No falta, tampoco, un Eddie Murphy desdoblado en más de un personaje. Como gran comediante e imitador de voces hace a la perfección al hermano de Kit, casualmente interesado en un casting armado con urgencia tras la imposibilidad de localizar a la estrella, y quedarse sin la chance de seguir robándole planos en la calle. Allí aparece este personaje nuevo, llamado Jiffrenson —porque los detalles son todo— algo lento y querible, cuya entrevista para el papel no tiene desperdicio: “¿Estarías dispuesto a cortarte el cabelllo?”, “Sí, pero quedaría mejor si lo hace otro. Tuve varios accidentes”. Bowfinger es esto también; una comedia llana en el mejor de los sentidos, con chistes directos.

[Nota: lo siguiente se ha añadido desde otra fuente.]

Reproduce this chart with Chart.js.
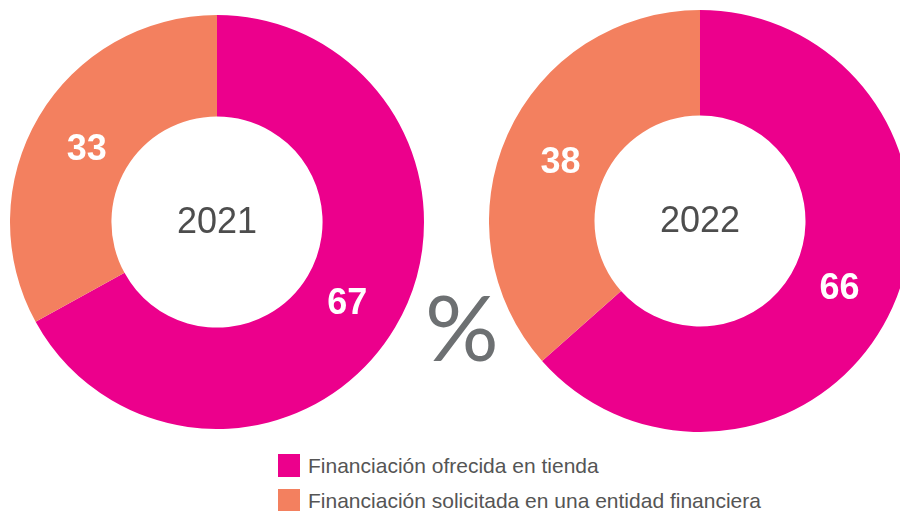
<!DOCTYPE html>
<html>
<head>
<meta charset="utf-8">
<script src="https://cdn.jsdelivr.net/npm/chart.js@4.4.0/dist/chart.umd.min.js"></script>
<style>
  html, body { margin: 0; padding: 0; background: #fff; }
  body { width: 900px; height: 511px; position: relative; overflow: hidden; font-family: "Liberation Sans", Arial, sans-serif; }
  canvas { position: absolute; }
  #c2021 { left: 10px; top: 15px; }
  #c2022 { left: 489px; top: 10px; }
  #pct { position: absolute; left: 425px; top: 280px; font-family: Lato, sans-serif; font-weight: 400; font-size: 92px; color: #6d7072; line-height: 1; }
  #leyenda { position: absolute; left: 278px; top: 448px; }
  .item { display: flex; align-items: center; height: 35px; font-size: 21px; color: #555; }
  .caja { width: 22px; height: 23px; margin-right: 8px; }
</style>
</head>
<body>
<canvas id="c2021" width="414" height="414"></canvas>
<canvas id="c2022" width="422" height="422"></canvas>
<div id="pct">%</div>
<div id="leyenda"></div>
<script>
// Categorías y colores
const categorias = ['Financiación ofrecida en tienda', 'Financiación solicitada en una entidad financiera'];
const colores = ['#ec008c', '#f3805f'];

// Valores por año (%)
const valores2021 = [67, 33];
const valores2022 = [66, 38];

// Plugin que escribe los valores sobre cada porción y el año en el centro
const etiquetas = {
    id: 'etiquetas',
    afterDatasetsDraw(chart, args, opts) {
        const ctx = chart.ctx;
        const meta = chart.getDatasetMeta(0);
        const datos = chart.data.datasets[0].data;
        ctx.save();
        ctx.textAlign = 'center';
        ctx.textBaseline = 'middle';
        meta.data.forEach((arco, i) => {
            const p = arco.getProps(['x', 'y', 'startAngle', 'endAngle', 'innerRadius', 'outerRadius'], true);
            const ang = (p.startAngle + p.endAngle) / 2;
            const r = p.innerRadius + (p.outerRadius - p.innerRadius) * 0.45;
            ctx.fillStyle = '#fff';
            ctx.font = 'bold 36px "Liberation Sans", Arial, sans-serif';
            ctx.fillText(datos[i], p.x + Math.cos(ang) * r, p.y + Math.sin(ang) * r + 5);
        });
        const centro = meta.data[0];
        ctx.fillStyle = '#4d4d4d';
        ctx.font = '36px "Liberation Sans", Arial, sans-serif';
        ctx.fillText(opts.anio, centro.x, centro.y + 1);
        ctx.restore();
    }
};

function crearDona(id, valores, anio, corte) {
    new Chart(document.getElementById(id), {
        type: 'doughnut',
        data: {
            labels: categorias,
            datasets: [{
                data: valores,
                backgroundColor: colores,
                borderWidth: 0
            }]
        },
        options: {
            responsive: false,
            animation: false,
            devicePixelRatio: 1,
            cutout: corte,
            layout: { padding: 0 },
            plugins: {
                legend: { display: false },
                tooltip: { enabled: false },
                etiquetas: { anio: anio }
            }
        },
        plugins: [etiquetas]
    });
}

crearDona('c2021', valores2021, '2021', '51%');
crearDona('c2022', valores2022, '2022', '50%');

// Leyenda en HTML
const leyenda = document.getElementById('leyenda');
categorias.forEach((cat, i) => {
    const fila = document.createElement('div');
    fila.className = 'item';
    fila.innerHTML = `<span class="caja" style="background:${colores[i]}"></span>${cat}`;
    leyenda.appendChild(fila);
});
</script>
</body>
</html>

El final es casi circular en cuanto al concepto de “la última oportunidad” porque Bowfinger encuentra la legitimación de su obra y, especialmente, en la zanahoria que persiguió toda su vida. El escenario habitual del cine lleno aplaudiendo es el verdadero sentido poético de hacer películas (y no films, como decía Kit Ramsay). Está en Ed Wood (1994) de Tim Burton y también en Dolemite is my Name (2019), otra película específica sobre el último tiro para entrar en el mundo del cine y con el propio Eddie Murphy. Allí era un fragmento de la vida de Rudy Ray Moore, un comediante devenido en músico frustrado y finalmente en actor y productor de sus propias películas. Existen grandes chances de que Murphy haya considerado hacer Dolemite… tras esta experiencia de Bowfinger, el director chiflado. Cada parte de Chubby Rain, además, tiene su reconocimiento porque hay pocas cosas más lindas que el orgullo de haber sido el peldaño de una construcción colectiva. Desde los mexicanos con “el Citizen Kane”, pasando por los efectos especiales de goma, el camarógrafo con su grúa improvisada, las “sobre actuaciones” hasta el único profesional, quien disfruta de una escena con planos robados de su persona.

Una condensación sobre la hechura del cine como pocas aparece en menos de una hora y media, incluso con el broche narrativo del camión de FedEx (¡obvio que debía terminar así!). El epílogo nos muestra las próximas aventuras de este equipo haciendo una película en Taiwán. No había manera de que estos “seres pequeños” se convirtieran en los “grandes”, ¿saben qué? Mejor así, que esas ganas de hacer películas mantenga la esencia.

No, Bowfinger, el director chiflado no está en ninguno de los numerosos servicios de streaming; ni en los más populares, ni en los de las tote bags. La tenés que buscar por ahí y espero que, al terminar de leer esto, lo hagas. Viva el cine.